GIVEN TASK | Restate the data word for word and leave the images out.

►

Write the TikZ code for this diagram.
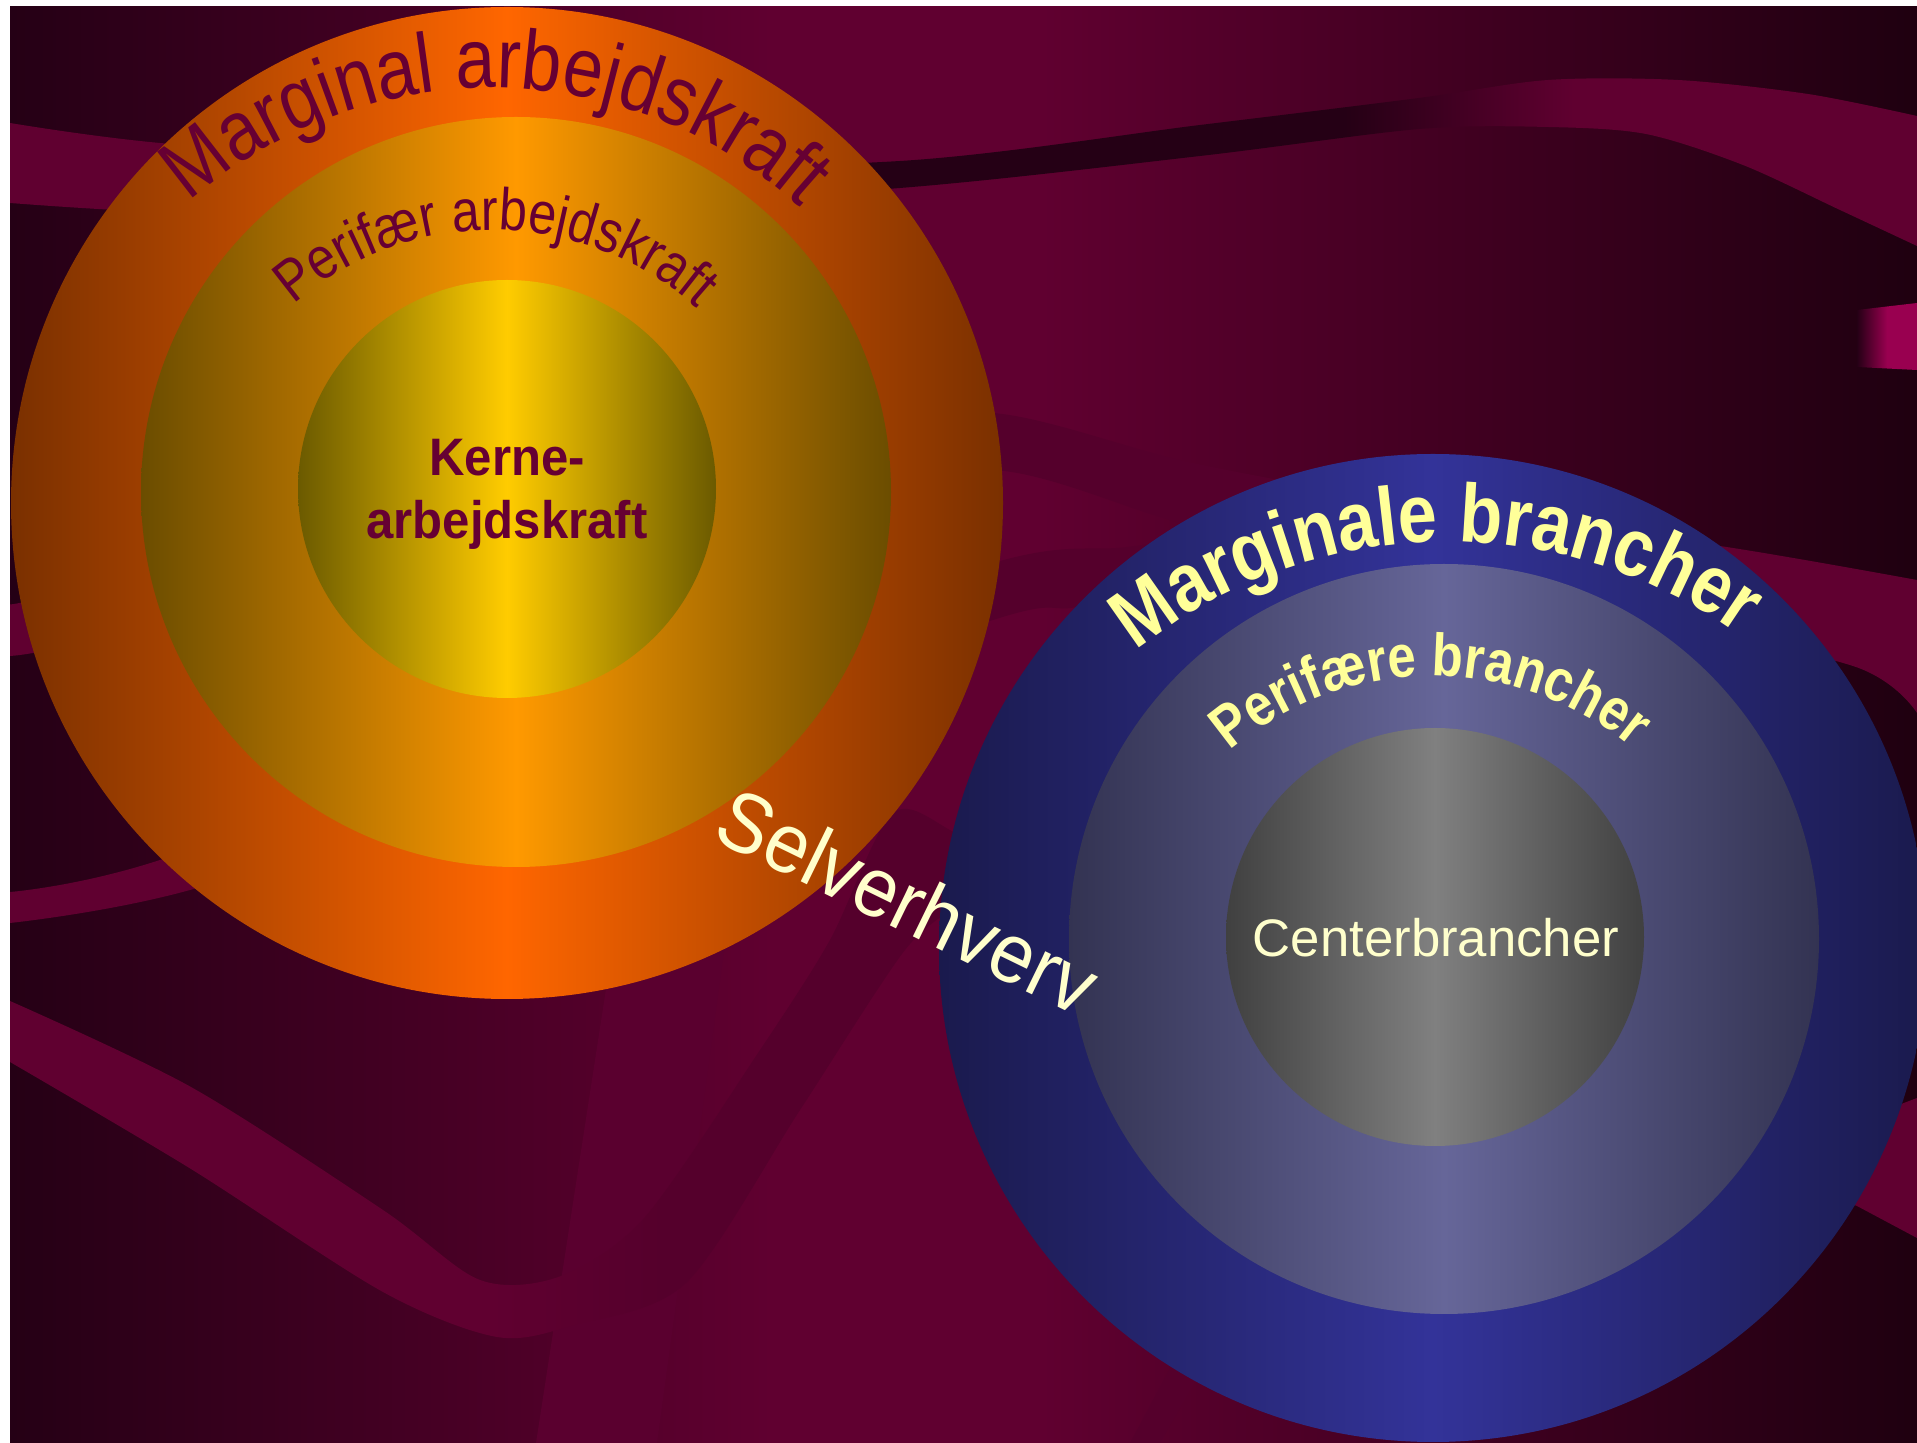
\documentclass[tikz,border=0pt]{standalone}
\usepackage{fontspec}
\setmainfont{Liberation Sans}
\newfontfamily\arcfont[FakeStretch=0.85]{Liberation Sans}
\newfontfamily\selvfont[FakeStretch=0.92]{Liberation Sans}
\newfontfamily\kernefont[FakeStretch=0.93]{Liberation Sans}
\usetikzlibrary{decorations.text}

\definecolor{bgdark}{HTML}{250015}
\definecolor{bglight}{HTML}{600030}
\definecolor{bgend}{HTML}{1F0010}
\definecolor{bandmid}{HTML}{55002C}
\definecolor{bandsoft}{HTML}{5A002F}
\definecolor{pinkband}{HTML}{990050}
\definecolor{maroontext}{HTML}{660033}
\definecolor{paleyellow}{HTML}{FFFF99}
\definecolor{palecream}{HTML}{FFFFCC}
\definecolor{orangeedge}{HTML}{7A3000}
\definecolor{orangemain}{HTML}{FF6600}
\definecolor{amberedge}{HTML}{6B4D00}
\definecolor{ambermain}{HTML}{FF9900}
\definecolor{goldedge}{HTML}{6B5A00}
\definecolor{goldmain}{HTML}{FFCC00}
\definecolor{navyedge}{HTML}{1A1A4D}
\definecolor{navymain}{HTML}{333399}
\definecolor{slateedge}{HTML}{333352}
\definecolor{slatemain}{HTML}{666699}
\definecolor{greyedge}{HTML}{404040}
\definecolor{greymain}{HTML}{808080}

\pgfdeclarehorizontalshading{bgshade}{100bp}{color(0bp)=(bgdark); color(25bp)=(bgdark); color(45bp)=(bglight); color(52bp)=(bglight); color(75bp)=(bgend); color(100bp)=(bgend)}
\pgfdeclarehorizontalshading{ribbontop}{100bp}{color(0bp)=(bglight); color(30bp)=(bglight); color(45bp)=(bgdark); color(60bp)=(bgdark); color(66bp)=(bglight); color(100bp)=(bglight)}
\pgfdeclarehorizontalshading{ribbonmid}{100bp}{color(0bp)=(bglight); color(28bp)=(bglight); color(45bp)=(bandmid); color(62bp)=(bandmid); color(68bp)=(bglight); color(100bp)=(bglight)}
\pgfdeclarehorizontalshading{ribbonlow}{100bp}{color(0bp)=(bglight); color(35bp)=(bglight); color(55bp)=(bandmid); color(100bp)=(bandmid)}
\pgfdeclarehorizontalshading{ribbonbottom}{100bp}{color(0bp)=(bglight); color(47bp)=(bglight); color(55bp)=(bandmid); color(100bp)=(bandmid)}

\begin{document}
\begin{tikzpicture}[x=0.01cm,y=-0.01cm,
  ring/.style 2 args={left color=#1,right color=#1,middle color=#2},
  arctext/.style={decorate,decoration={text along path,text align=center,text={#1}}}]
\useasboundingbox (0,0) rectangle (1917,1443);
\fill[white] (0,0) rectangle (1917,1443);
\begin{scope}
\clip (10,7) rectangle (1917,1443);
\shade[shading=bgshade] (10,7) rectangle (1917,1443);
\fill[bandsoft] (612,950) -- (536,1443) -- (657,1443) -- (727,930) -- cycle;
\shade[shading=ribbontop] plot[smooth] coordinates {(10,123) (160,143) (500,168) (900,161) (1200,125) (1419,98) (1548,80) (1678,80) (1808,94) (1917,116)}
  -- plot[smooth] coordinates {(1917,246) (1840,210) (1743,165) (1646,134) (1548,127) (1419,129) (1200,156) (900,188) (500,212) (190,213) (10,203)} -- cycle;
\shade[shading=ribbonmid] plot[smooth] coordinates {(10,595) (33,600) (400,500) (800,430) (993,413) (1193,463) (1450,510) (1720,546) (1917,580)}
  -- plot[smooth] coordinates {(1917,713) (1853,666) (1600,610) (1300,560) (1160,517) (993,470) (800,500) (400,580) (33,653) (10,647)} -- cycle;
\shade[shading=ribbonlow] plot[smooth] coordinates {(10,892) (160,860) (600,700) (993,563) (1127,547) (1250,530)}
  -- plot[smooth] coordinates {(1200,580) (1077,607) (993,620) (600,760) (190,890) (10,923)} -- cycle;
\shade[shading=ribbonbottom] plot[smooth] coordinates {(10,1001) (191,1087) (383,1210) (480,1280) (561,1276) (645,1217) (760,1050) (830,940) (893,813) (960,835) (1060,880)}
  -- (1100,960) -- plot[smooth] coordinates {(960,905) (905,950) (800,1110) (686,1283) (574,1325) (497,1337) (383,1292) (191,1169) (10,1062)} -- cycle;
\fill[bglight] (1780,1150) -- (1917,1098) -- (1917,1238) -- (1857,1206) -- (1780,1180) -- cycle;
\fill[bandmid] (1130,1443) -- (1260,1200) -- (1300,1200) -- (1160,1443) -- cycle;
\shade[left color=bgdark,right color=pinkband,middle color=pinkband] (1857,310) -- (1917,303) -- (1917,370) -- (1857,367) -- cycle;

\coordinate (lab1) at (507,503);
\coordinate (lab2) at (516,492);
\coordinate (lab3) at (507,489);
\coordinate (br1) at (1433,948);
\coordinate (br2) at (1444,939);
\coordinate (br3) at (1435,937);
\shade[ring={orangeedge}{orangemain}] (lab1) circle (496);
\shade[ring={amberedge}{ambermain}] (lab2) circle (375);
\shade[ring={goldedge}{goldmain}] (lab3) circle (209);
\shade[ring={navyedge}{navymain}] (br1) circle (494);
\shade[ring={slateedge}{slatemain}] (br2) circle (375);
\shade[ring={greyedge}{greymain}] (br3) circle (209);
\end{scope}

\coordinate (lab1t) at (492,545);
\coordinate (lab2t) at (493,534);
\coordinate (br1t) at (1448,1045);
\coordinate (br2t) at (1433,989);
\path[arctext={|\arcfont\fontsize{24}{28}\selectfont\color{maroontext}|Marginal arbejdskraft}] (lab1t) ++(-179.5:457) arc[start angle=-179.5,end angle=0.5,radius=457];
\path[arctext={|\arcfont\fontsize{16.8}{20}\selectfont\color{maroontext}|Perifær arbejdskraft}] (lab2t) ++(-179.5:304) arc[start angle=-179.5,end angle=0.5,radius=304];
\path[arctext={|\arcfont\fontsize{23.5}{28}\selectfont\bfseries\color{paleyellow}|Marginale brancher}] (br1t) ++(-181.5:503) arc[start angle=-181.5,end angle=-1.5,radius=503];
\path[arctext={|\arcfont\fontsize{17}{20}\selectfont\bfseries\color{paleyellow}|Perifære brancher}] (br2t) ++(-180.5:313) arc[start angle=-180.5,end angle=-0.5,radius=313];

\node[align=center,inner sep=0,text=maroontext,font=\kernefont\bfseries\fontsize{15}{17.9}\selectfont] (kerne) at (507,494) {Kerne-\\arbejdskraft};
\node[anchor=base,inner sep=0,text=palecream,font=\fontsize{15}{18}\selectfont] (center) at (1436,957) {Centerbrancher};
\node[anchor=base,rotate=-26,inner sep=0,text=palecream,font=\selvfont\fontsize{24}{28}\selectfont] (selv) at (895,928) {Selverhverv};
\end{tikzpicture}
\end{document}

◄

FINISHED EXERCISE |
Write the TikZ code for this diagram.
\documentclass[tikz,border=0pt]{standalone}
\usepackage{fontspec}
\setmainfont{Liberation Sans}
\newfontfamily\arcfont[FakeStretch=0.85]{Liberation Sans}
\newfontfamily\selvfont[FakeStretch=0.92]{Liberation Sans}
\newfontfamily\kernefont[FakeStretch=0.93]{Liberation Sans}
\usetikzlibrary{decorations.text}

\definecolor{bgdark}{HTML}{250015}
\definecolor{bglight}{HTML}{600030}
\definecolor{bgend}{HTML}{1F0010}
\definecolor{bandmid}{HTML}{55002C}
\definecolor{bandsoft}{HTML}{5A002F}
\definecolor{pinkband}{HTML}{990050}
\definecolor{maroontext}{HTML}{660033}
\definecolor{paleyellow}{HTML}{FFFF99}
\definecolor{palecream}{HTML}{FFFFCC}
\definecolor{orangeedge}{HTML}{7A3000}
\definecolor{orangemain}{HTML}{FF6600}
\definecolor{amberedge}{HTML}{6B4D00}
\definecolor{ambermain}{HTML}{FF9900}
\definecolor{goldedge}{HTML}{6B5A00}
\definecolor{goldmain}{HTML}{FFCC00}
\definecolor{navyedge}{HTML}{1A1A4D}
\definecolor{navymain}{HTML}{333399}
\definecolor{slateedge}{HTML}{333352}
\definecolor{slatemain}{HTML}{666699}
\definecolor{greyedge}{HTML}{404040}
\definecolor{greymain}{HTML}{808080}

\pgfdeclarehorizontalshading{bgshade}{100bp}{color(0bp)=(bgdark); color(25bp)=(bgdark); color(45bp)=(bglight); color(52bp)=(bglight); color(75bp)=(bgend); color(100bp)=(bgend)}
\pgfdeclarehorizontalshading{ribbontop}{100bp}{color(0bp)=(bglight); color(30bp)=(bglight); color(45bp)=(bgdark); color(60bp)=(bgdark); color(66bp)=(bglight); color(100bp)=(bglight)}
\pgfdeclarehorizontalshading{ribbonmid}{100bp}{color(0bp)=(bglight); color(28bp)=(bglight); color(45bp)=(bandmid); color(62bp)=(bandmid); color(68bp)=(bglight); color(100bp)=(bglight)}
\pgfdeclarehorizontalshading{ribbonlow}{100bp}{color(0bp)=(bglight); color(35bp)=(bglight); color(55bp)=(bandmid); color(100bp)=(bandmid)}
\pgfdeclarehorizontalshading{ribbonbottom}{100bp}{color(0bp)=(bglight); color(47bp)=(bglight); color(55bp)=(bandmid); color(100bp)=(bandmid)}

\begin{document}
\begin{tikzpicture}[x=0.01cm,y=-0.01cm,
  ring/.style 2 args={left color=#1,right color=#1,middle color=#2},
  arctext/.style={decorate,decoration={text along path,text align=center,text={#1}}}]
\useasboundingbox (0,0) rectangle (1917,1443);
\fill[white] (0,0) rectangle (1917,1443);
\begin{scope}
\clip (10,7) rectangle (1917,1443);
\shade[shading=bgshade] (10,7) rectangle (1917,1443);
\fill[bandsoft] (612,950) -- (536,1443) -- (657,1443) -- (727,930) -- cycle;
\shade[shading=ribbontop] plot[smooth] coordinates {(10,123) (160,143) (500,168) (900,161) (1200,125) (1419,98) (1548,80) (1678,80) (1808,94) (1917,116)}
  -- plot[smooth] coordinates {(1917,246) (1840,210) (1743,165) (1646,134) (1548,127) (1419,129) (1200,156) (900,188) (500,212) (190,213) (10,203)} -- cycle;
\shade[shading=ribbonmid] plot[smooth] coordinates {(10,595) (33,600) (400,500) (800,430) (993,413) (1193,463) (1450,510) (1720,546) (1917,580)}
  -- plot[smooth] coordinates {(1917,713) (1853,666) (1600,610) (1300,560) (1160,517) (993,470) (800,500) (400,580) (33,653) (10,647)} -- cycle;
\shade[shading=ribbonlow] plot[smooth] coordinates {(10,892) (160,860) (600,700) (993,563) (1127,547) (1250,530)}
  -- plot[smooth] coordinates {(1200,580) (1077,607) (993,620) (600,760) (190,890) (10,923)} -- cycle;
\shade[shading=ribbonbottom] plot[smooth] coordinates {(10,1001) (191,1087) (383,1210) (480,1280) (561,1276) (645,1217) (760,1050) (830,940) (893,813) (960,835) (1060,880)}
  -- (1100,960) -- plot[smooth] coordinates {(960,905) (905,950) (800,1110) (686,1283) (574,1325) (497,1337) (383,1292) (191,1169) (10,1062)} -- cycle;
\fill[bglight] (1780,1150) -- (1917,1098) -- (1917,1238) -- (1857,1206) -- (1780,1180) -- cycle;
\fill[bandmid] (1130,1443) -- (1260,1200) -- (1300,1200) -- (1160,1443) -- cycle;
\shade[left color=bgdark,right color=pinkband,middle color=pinkband] (1857,310) -- (1917,303) -- (1917,370) -- (1857,367) -- cycle;

\coordinate (lab1) at (507,503);
\coordinate (lab2) at (516,492);
\coordinate (lab3) at (507,489);
\coordinate (br1) at (1433,948);
\coordinate (br2) at (1444,939);
\coordinate (br3) at (1435,937);
\shade[ring={orangeedge}{orangemain}] (lab1) circle (496);
\shade[ring={amberedge}{ambermain}] (lab2) circle (375);
\shade[ring={goldedge}{goldmain}] (lab3) circle (209);
\shade[ring={navyedge}{navymain}] (br1) circle (494);
\shade[ring={slateedge}{slatemain}] (br2) circle (375);
\shade[ring={greyedge}{greymain}] (br3) circle (209);
\end{scope}

\coordinate (lab1t) at (492,545);
\coordinate (lab2t) at (493,534);
\coordinate (br1t) at (1448,1045);
\coordinate (br2t) at (1433,989);
\path[arctext={|\arcfont\fontsize{24}{28}\selectfont\color{maroontext}|Marginal arbejdskraft}] (lab1t) ++(-179.5:457) arc[start angle=-179.5,end angle=0.5,radius=457];
\path[arctext={|\arcfont\fontsize{16.8}{20}\selectfont\color{maroontext}|Perifær arbejdskraft}] (lab2t) ++(-179.5:304) arc[start angle=-179.5,end angle=0.5,radius=304];
\path[arctext={|\arcfont\fontsize{23.5}{28}\selectfont\bfseries\color{paleyellow}|Marginale brancher}] (br1t) ++(-181.5:503) arc[start angle=-181.5,end angle=-1.5,radius=503];
\path[arctext={|\arcfont\fontsize{17}{20}\selectfont\bfseries\color{paleyellow}|Perifære brancher}] (br2t) ++(-180.5:313) arc[start angle=-180.5,end angle=-0.5,radius=313];

\node[align=center,inner sep=0,text=maroontext,font=\kernefont\bfseries\fontsize{15}{17.9}\selectfont] (kerne) at (507,494) {Kerne-\\arbejdskraft};
\node[anchor=base,inner sep=0,text=palecream,font=\fontsize{15}{18}\selectfont] (center) at (1436,957) {Centerbrancher};
\node[anchor=base,rotate=-26,inner sep=0,text=palecream,font=\selvfont\fontsize{24}{28}\selectfont] (selv) at (895,928) {Selverhverv};
\end{tikzpicture}
\end{document}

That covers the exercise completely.